Ronald Mc-Intyre Mendoza (born 2 May 1927–9 August 2015) was a Chilean Army general, who served as senator.

== Biography ==
=== Family and youth ===
He was born in Tocopilla in May 1927. He married Carmen Astorga Paulsen and was the father of three children: Ronald, Carmen, and Jaime.

== Professional career ==
After completing his schooling, he entered the Arturo Prat Naval Academy in 1941, graduating in 1946.

He served in the Chilean Navy for 42 years. Throughout his naval career, he held positions including Staff Officer, Head of Studies at the Naval Academy, professor at the Naval War Academy, and commander of the vessels AGS Yelcho, DD Riveros, and AO Araucanos.

In 1951, following his assignment to the Navy Telecommunications School, he traveled to the United States to serve as Deputy Naval Attaché at the Embassy of Chile in Washington, D.C., where he completed the C.I.C. course.

Upon his return, between 1953 and 1954, he served as a C.I.C. officer aboard the cruiser O'Higgins. He later returned to the Naval Academy as an instructor and, in 1956, held the same position at the Navy School of Electronics and Telecommunications.

In 1957, he was appointed Head of the Operations Department of the cruiser Prat. Between 1958 and 1959, he pursued advanced studies at the Naval War Academy.

From 1963 to 1965, he served as Head of Studies at the Naval Academy, and in 1966 became a professor at the Naval War Academy. In subsequent years, he held several senior command positions, including Chief of Staff of the Third Naval Zone (1971–1973) and Secretary General of the Commander-in-Chief of the Navy (1974–1975).
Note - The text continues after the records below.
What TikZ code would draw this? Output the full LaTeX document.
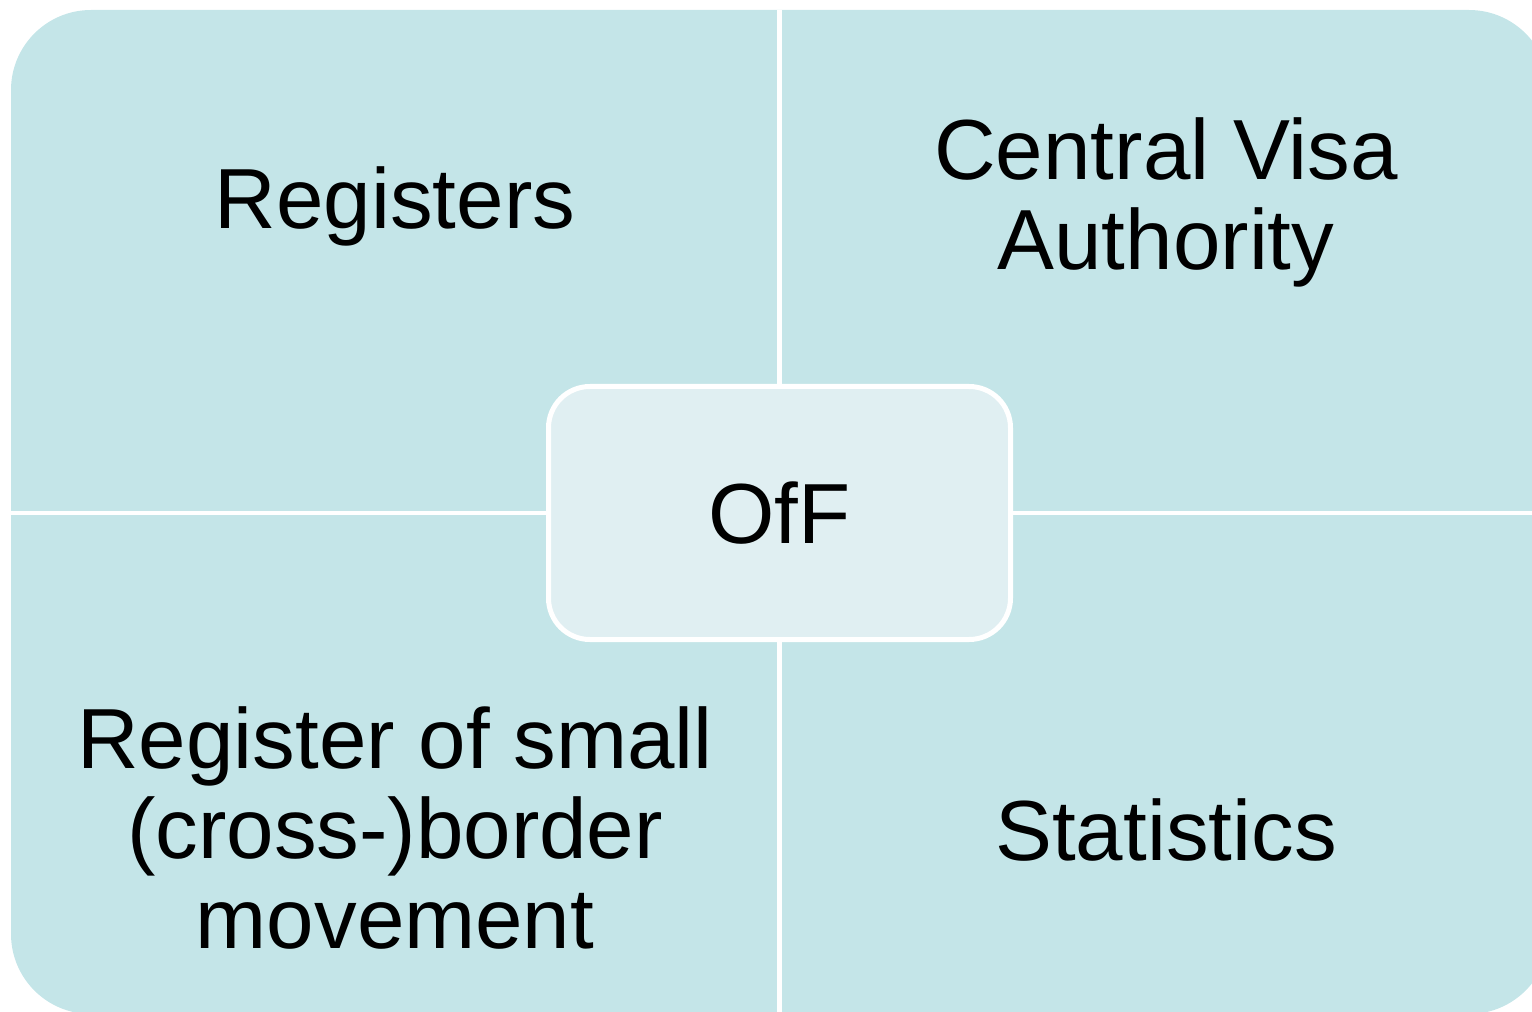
\documentclass[tikz,border=0pt]{standalone}
\usepackage{fontspec}
\setmainfont{Liberation Sans}
\definecolor{quadcol}{RGB}{196,229,232}
\definecolor{hubcol}{RGB}{224,239,242}
\tikzset{
  lbl/.style={font=\fontsize{64}{67.5}\selectfont, text=black, inner sep=0pt, align=center},
  hubbox/.style={draw=white, line width=3.75pt, fill=hubcol, rounded corners=31pt,
    minimum width=346.5pt, minimum height=189.75pt, inner sep=0pt,
    font=\fontsize{64}{67.5}\selectfont, text=black},
  gapline/.style={draw=white, line width=3.6pt},
}
\begin{document}
\begin{tikzpicture}[x=0.75pt,y=-0.75pt]
\useasboundingbox (0,0) rectangle (1532,1012);
\clip (0,0) rectangle (1532,1012);
% background quadrants
\fill[quadcol, rounded corners=60pt] (11,10) rectangle (1549,1014);
\coordinate (vtop) at (779.5,10);
\coordinate (vbot) at (779.5,1014);
\coordinate (hleft) at (11,513);
\coordinate (hright) at (1549,513);
\draw[gapline] (vtop) -- (vbot);
\draw[gapline] (hleft) -- (hright);
% labels
\node[lbl, anchor=base] (registers) at (395,229) {Registers};
\node[lbl, anchor=center] (cva) at (1166,202) {Central Visa\\Authority};
\node[lbl, anchor=center] (small) at (395,828) {Register of small\\(cross-)border\\movement};
\node[lbl, anchor=base] (stats) at (1166,860) {Statistics};
% hub
\node[hubbox] (off) at (779.5,513) {OfF};
\end{tikzpicture}
\end{document}
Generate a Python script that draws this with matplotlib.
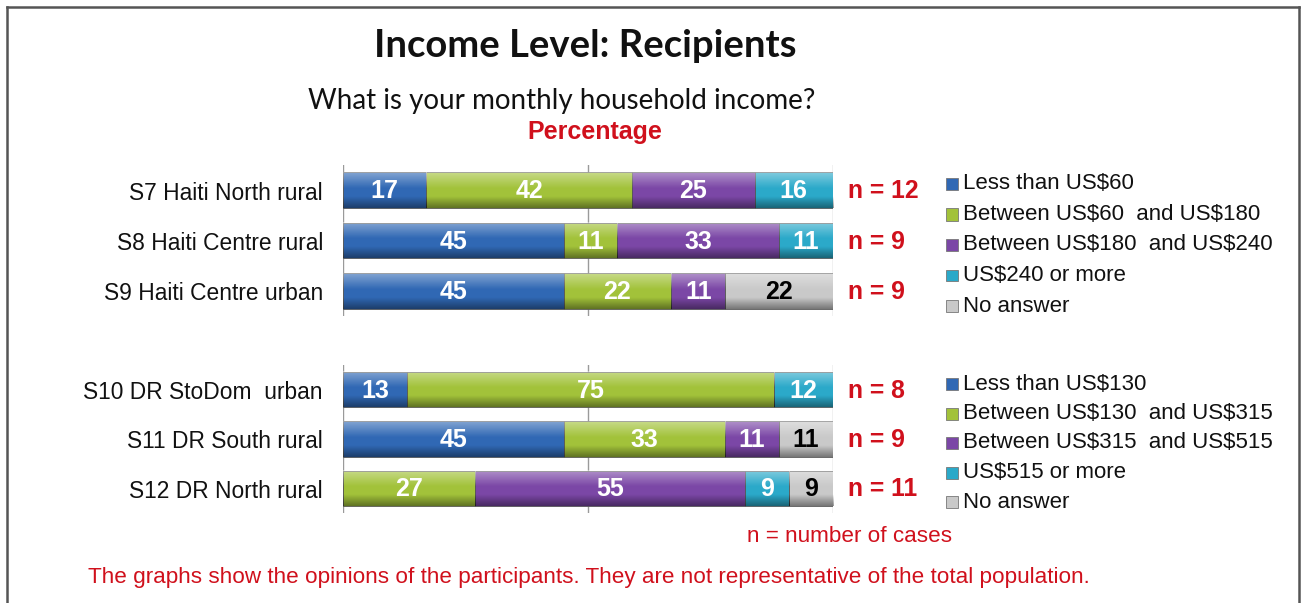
import matplotlib
matplotlib.use("Agg")
import matplotlib.pyplot as plt
import numpy as np
from matplotlib.patches import Rectangle
from matplotlib.lines import Line2D

# ---------------- data ----------------
haiti_sites = ["S7 Haiti North rural", "S8 Haiti Centre rural", "S9 Haiti Centre urban"]
haiti_n = [12, 9, 9]
haiti_lt60 = [17, 45, 45]
haiti_60_180 = [42, 11, 22]
haiti_180_240 = [25, 33, 11]
haiti_240_plus = [16, 11, 0]
haiti_no_answer = [0, 0, 22]
haiti_labels = ["Less than US$60", "Between US$60  and US$180",
                "Between US$180  and US$240", "US$240 or more", "No answer"]

dr_sites = ["S10 DR StoDom  urban", "S11 DR South rural", "S12 DR North rural"]
dr_n = [8, 9, 11]
dr_lt130 = [13, 45, 0]
dr_130_315 = [75, 33, 27]
dr_315_515 = [0, 11, 55]
dr_515_plus = [12, 0, 9]
dr_no_answer = [0, 11, 9]
dr_labels = ["Less than US$130", "Between US$130  and US$315",
             "Between US$315  and US$515", "US$515 or more", "No answer"]

# ---------------- style ----------------
colors = ["#3068B4", "#A2C23A", "#7B47A6", "#2BA9C9", "#C9C9C9"]
label_colors = ["white", "white", "white", "white", "black"]
red = "#D0101C"
W, H = 1303, 603
DPI = 100

fig = plt.figure(figsize=(W / DPI, H / DPI), dpi=DPI)
fig.patch.set_facecolor("white")


def fx(px):
    return px / W


def fy(py):
    return 1 - py / H


# frame around the slide
frame = dict(color="#555555", lw=1.8, transform=fig.transFigure)
fig.add_artist(Line2D([fx(7), fx(7)], [fy(7), fy(610)], **frame))
fig.add_artist(Line2D([fx(7), fx(1299)], [fy(7), fy(7)], **frame))
fig.add_artist(Line2D([fx(1299), fx(1299)], [fy(7), fy(610)], **frame))

# titles
fig.text(fx(585), fy(46), "Income Level: Recipients", ha="center", va="center",
         fontsize=27.5, fontweight="bold", family="Lato", color="#111111")
fig.text(fx(562), fy(101), "What is your monthly household income?", ha="center",
         va="center", fontsize=20, family="Lato", color="#111111")
fig.text(fx(595), fy(132), "Percentage", ha="center", va="center",
         fontsize=18, fontweight="bold", family="Liberation Sans", color=red)


def shade(ax, left, width, y, h):
    """Glossy bevel: light band on top, darker band at the bottom."""
    grad = np.zeros((40, 2, 4))
    t = np.linspace(0, 1, 40)
    top = np.clip(1 - t / 0.45, 0, 1) * 0.40
    bot = np.clip((t - 0.68) / 0.32, 0, 1) * 0.40
    grad[:, :, 0] = np.where(top[:, None] > 0, 1.0, 0.0)
    grad[:, :, 1] = grad[:, :, 0]
    grad[:, :, 2] = grad[:, :, 0]
    grad[:, :, 3] = (top + bot)[:, None]
    ax.imshow(grad, extent=(left, left + width, y + h / 2, y - h / 2),
              aspect="auto", interpolation="bilinear", zorder=3)


def draw_group(top_px, bot_px, sites, series, ns, labels, legend_top, legend_step):
    ax = fig.add_axes([fx(343), fy(bot_px), fx(833) - fx(343), fy(top_px) - fy(bot_px)])
    nrows = len(sites)
    ax.set_xlim(0, 100)
    ax.set_ylim(nrows - 0.5, -0.5)
    ax.axis("off")
    ax.set_autoscale_on(False)
    # vertical guides
    for xv, c in [(0, "#9A9A9A"), (50, "#9A9A9A"), (100, "#BBBBBB")]:
        ax.axvline(xv, color=c, lw=1.0, zorder=0)
    h = 0.71
    y = np.arange(nrows)
    left = np.zeros(nrows)
    for k, vals in enumerate(series):
        vals = np.asarray(vals, dtype=float)
        ax.barh(y, vals, left=left, height=h, color=colors[k],
                edgecolor="#555555", linewidth=0.6, zorder=2)
        for i in range(nrows):
            if vals[i] > 0:
                shade(ax, left[i], vals[i], y[i], h)
                ax.text(left[i] + vals[i] / 2, y[i] + 0.02, f"{vals[i]:.0f}",
                        ha="center", va="center", fontsize=18, fontweight="bold",
                        family="Liberation Sans", color=label_colors[k], zorder=4)
        left = left + vals
    for i in range(nrows):
        ax.text(-4.1, y[i] + 0.06, sites[i], ha="right", va="center", fontsize=16.4,
                family="Liberation Sans", color="#111111", clip_on=False)
        ax.text(103, y[i] + 0.02, f"n = {ns[i]}", ha="left", va="center",
                fontsize=17.8, fontweight="bold", family="Liberation Sans",
                color=red, clip_on=False)
    # legend
    for k, lab in enumerate(labels):
        yc = legend_top + k * legend_step
        fig.add_artist(Rectangle((fx(946), fy(yc + 6)), fx(12), fy(yc - 6) - fy(yc + 6),
                                 transform=fig.transFigure, facecolor=colors[k],
                                 edgecolor="#777777", lw=0.6))
        fig.text(fx(963), fy(yc), lab, ha="left", va="center", fontsize=16,
                 family="Liberation Sans", color="#111111", parse_math=False)


draw_group(165, 316, haiti_sites,
           [haiti_lt60, haiti_60_180, haiti_180_240, haiti_240_plus, haiti_no_answer],
           haiti_n, haiti_labels, 184, 30.5)
draw_group(365, 513, dr_sites,
           [dr_lt130, dr_130_315, dr_315_515, dr_515_plus, dr_no_answer],
           dr_n, dr_labels, 384, 29.5)

fig.text(fx(850), fy(537), "n = number of cases", ha="center", va="center",
         fontsize=16.2, family="Liberation Sans", color=red)
fig.text(fx(589), fy(577),
         "The graphs show the opinions of the participants. They are not representative of the total population.",
         ha="center", va="center", fontsize=16.2, family="Liberation Sans", color=red)

fig.savefig("out.png", dpi=DPI, facecolor="white")
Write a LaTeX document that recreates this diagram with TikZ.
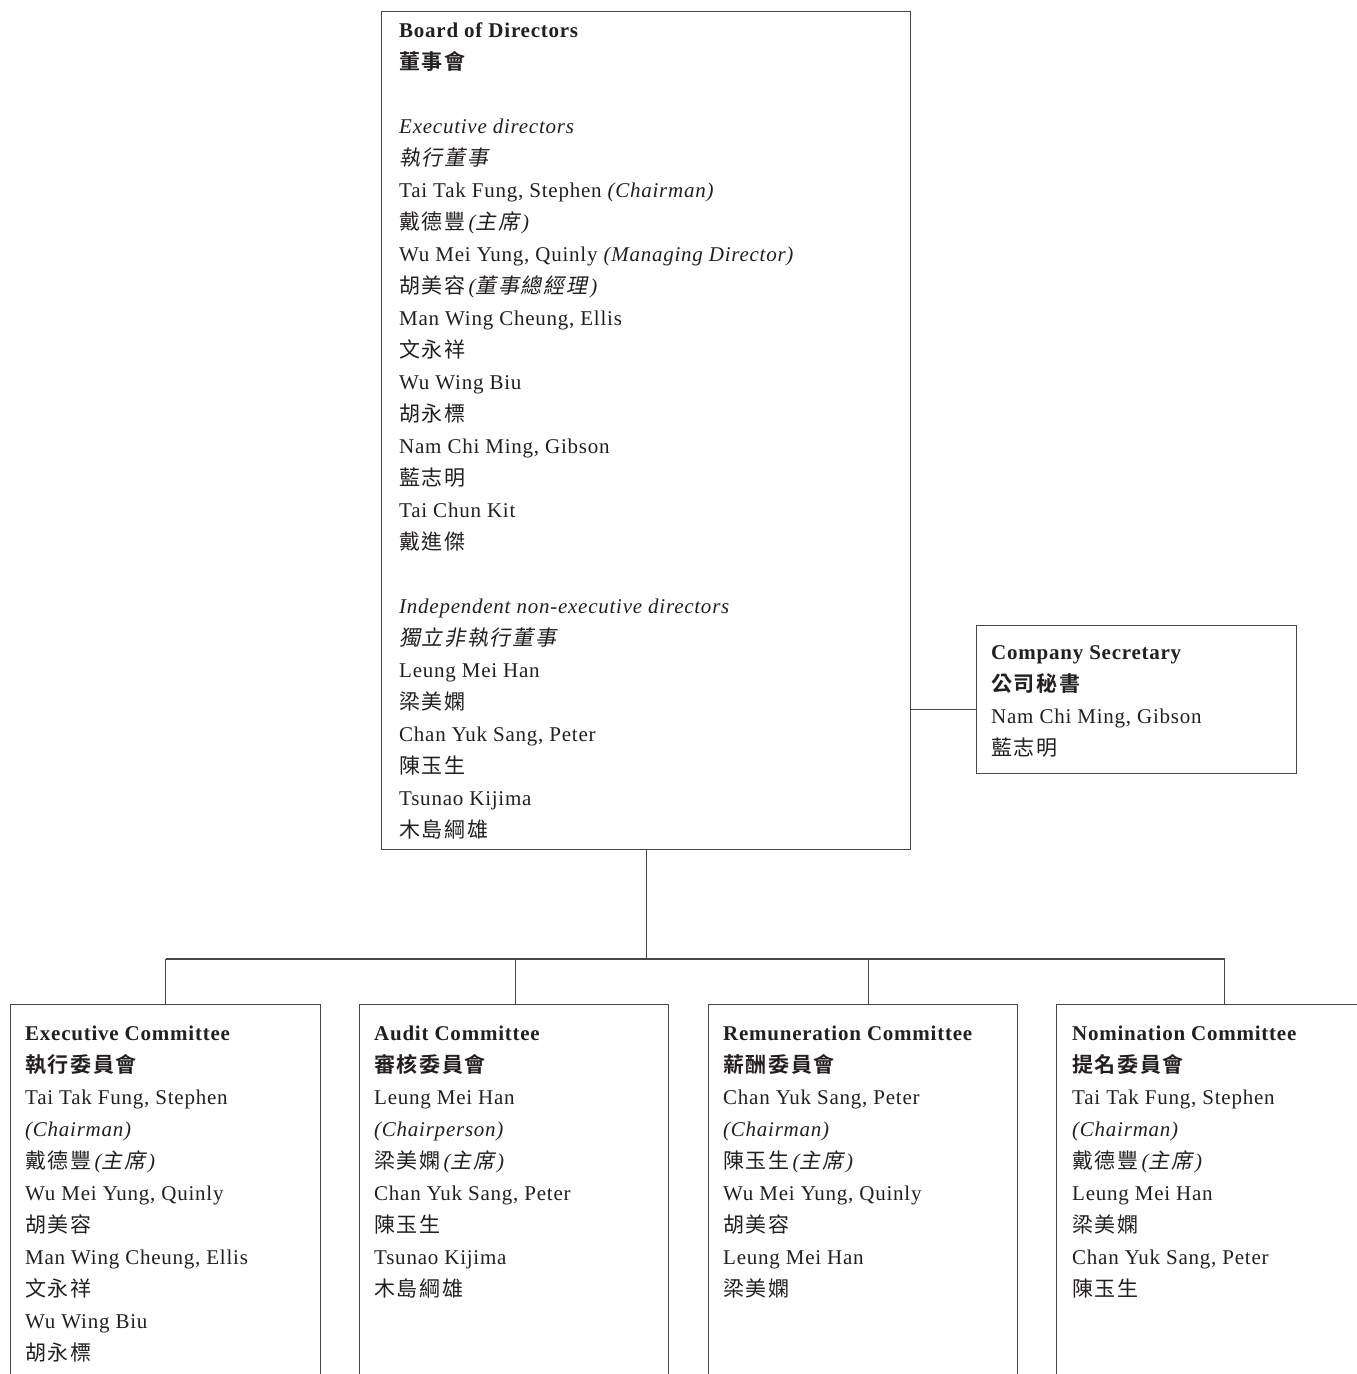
\documentclass[tikz,border=0pt]{standalone}
\usepackage{fontspec}
\setmainfont{Liberation Serif}[LetterSpace=3.6]
\newfontfamily\cjk{Noto Sans CJK TC}[LetterSpace=8,
  BoldFont={Noto Sans CJK TC Bold},
  ItalicFont={Noto Sans CJK TC}, ItalicFeatures={FakeSlant=0.2}]
\newcommand{\zh}[1]{{\cjk #1}}
\newcommand{\zhnote}[1]{\kern3pt\textit{(\zh{#1}\kern3pt)}}
\definecolor{inktext}{HTML}{231F20}
\definecolor{inkline}{HTML}{4A4648}

\begin{document}
\begin{tikzpicture}[
       x=1pt, y=-1pt,
       box/.style={draw=inkline, line width=1.4pt, anchor=north west, inner sep=0pt},
       names/.style={anchor=north west, inner sep=0pt, align=left, text=inktext,
                     font=\fontsize{21}{32}\selectfont},
       link/.style={draw=inkline, line width=1.1pt}
   ]
   \useasboundingbox (0,0) rectangle (1357,1374);

   % board and secretary
   \node[box, minimum width=529pt, minimum height=838pt] (board) at (381,11) {};
   \node[names] (boardtext) at ([shift={(18pt,-11.5pt)}]board.north west) {%
       \textbf{Board of Directors}\\
       \textbf{\zh{董事會}}\\[32pt]
       \textit{Executive directors}\\
       \textit{\zh{執行董事}}\\
       Tai Tak Fung, Stephen \textit{(Chairman)}\\
       \zh{戴德豐}\zhnote{主席}\\
       Wu Mei Yung, Quinly \textit{(Managing Director)}\\
       \zh{胡美容}\zhnote{董事總經理}\\
       Man Wing Cheung, Ellis\\
       \zh{文永祥}\\
       Wu Wing Biu\\
       \zh{胡永標}\\
       Nam Chi Ming, Gibson\\
       \zh{藍志明}\\
       Tai Chun Kit\\
       \zh{戴進傑}\\[32pt]
       \textit{Independent non-executive directors}\\
       \textit{\zh{獨立非執行董事}}\\
       Leung Mei Han\\
       \zh{梁美嫻}\\
       Chan Yuk Sang, Peter\\
       \zh{陳玉生}\\
       Tsunao Kijima\\
       \zh{木島綱雄}};

   \node[box, minimum width=320pt, minimum height=148pt] (sec) at (976,625) {};
   \node[names] (sectext) at ([shift={(15pt,-20pt)}]sec.north west) {%
       \textbf{Company Secretary}\\
       \textbf{\zh{公司秘書}}\\
       Nam Chi Ming, Gibson\\
       \zh{藍志明}};

   % committees
   \node[box, minimum width=310pt, minimum height=420pt] (exec) at (10,1004) {};
   \node[names] (exectext) at ([shift={(15pt,-21.5pt)}]exec.north west) {%
       \textbf{Executive Committee}\\
       \textbf{\zh{執行委員會}}\\
       Tai Tak Fung, Stephen\\
       \textit{(Chairman)}\\
       \zh{戴德豐}\zhnote{主席}\\
       Wu Mei Yung, Quinly\\
       \zh{胡美容}\\
       Man Wing Cheung, Ellis\\
       \zh{文永祥}\\
       Wu Wing Biu\\
       \zh{胡永標}};

   \node[box, minimum width=309pt, minimum height=420pt] (audit) at (359,1004) {};
   \node[names] (audittext) at ([shift={(15pt,-21.5pt)}]audit.north west) {%
       \textbf{Audit Committee}\\
       \textbf{\zh{審核委員會}}\\
       Leung Mei Han\\
       \textit{(Chairperson)}\\
       \zh{梁美嫻}\zhnote{主席}\\
       Chan Yuk Sang, Peter\\
       \zh{陳玉生}\\
       Tsunao Kijima\\
       \zh{木島綱雄}};

   \node[box, minimum width=309pt, minimum height=420pt] (remun) at (708,1004) {};
   \node[names] (remuntext) at ([shift={(15pt,-21.5pt)}]remun.north west) {%
       \textbf{Remuneration Committee}\\
       \textbf{\zh{薪酬委員會}}\\
       Chan Yuk Sang, Peter\\
       \textit{(Chairman)}\\
       \zh{陳玉生}\zhnote{主席}\\
       Wu Mei Yung, Quinly\\
       \zh{胡美容}\\
       Leung Mei Han\\
       \zh{梁美嫻}};

   \node[box, minimum width=340pt, minimum height=420pt] (nomin) at (1056,1004) {};
   \node[names] (nomintext) at ([shift={(16pt,-21.5pt)}]nomin.north west) {%
       \textbf{Nomination Committee}\\
       \textbf{\zh{提名委員會}}\\
       Tai Tak Fung, Stephen\\
       \textit{(Chairman)}\\
       \zh{戴德豐}\zhnote{主席}\\
       Leung Mei Han\\
       \zh{梁美嫻}\\
       Chan Yuk Sang, Peter\\
       \zh{陳玉生}};

   % connectors
   \coordinate (secline) at ([yshift=-10pt]sec.west);
   \draw[link] (board.east |- secline) -- (secline);

   \coordinate (bus) at (board.south |- 0,959);
   \draw[link] (board.south) -- (bus);
   \draw[link] (exec.north |- bus) -- ([xshift=-2pt]nomin.north |- bus);
   \foreach \c/\dx in {exec/0,audit/1,remun/5,nomin/-2} {
       \draw[link] ([xshift=\dx pt]\c.north |- bus) -- ([xshift=\dx pt]\c.north);
   }
\end{tikzpicture}
\end{document}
Between 1976 and 1977, he served as Naval Attaché to the Chilean Embassies in the United States and Canada, and as Head of the Chilean Naval Mission in Washington and before the Inter-American Defense Board.

In 1978, he was appointed Chief of Staff of the Commander-in-Chief of the Navy and later Commander-in-Chief of the National Fleet. In 1980, he was appointed Chief of the National Defense General Staff, a position he held until his retirement in 1982.

After retiring from active naval service, he continued his academic work as a professor of Planning and, from 1984, of Political-Strategic Leadership at the Naval War Academy. He also served as a professor at the National Academy of Political and Strategic Studies (ANEPE) between 1984 and 1989.

In 1987, he was appointed advisor to the Ministry of Foreign Affairs of Chile in the negotiating commission with Peru regarding the 1929 Treaty.

=== Appointed Senator ===
On 19 December 1989, he was appointed Institutional Senator by the National Security Council, representing the Chilean Navy, for the legislative period 1990–1998.

He died in Viña del Mar on 9 August 2015.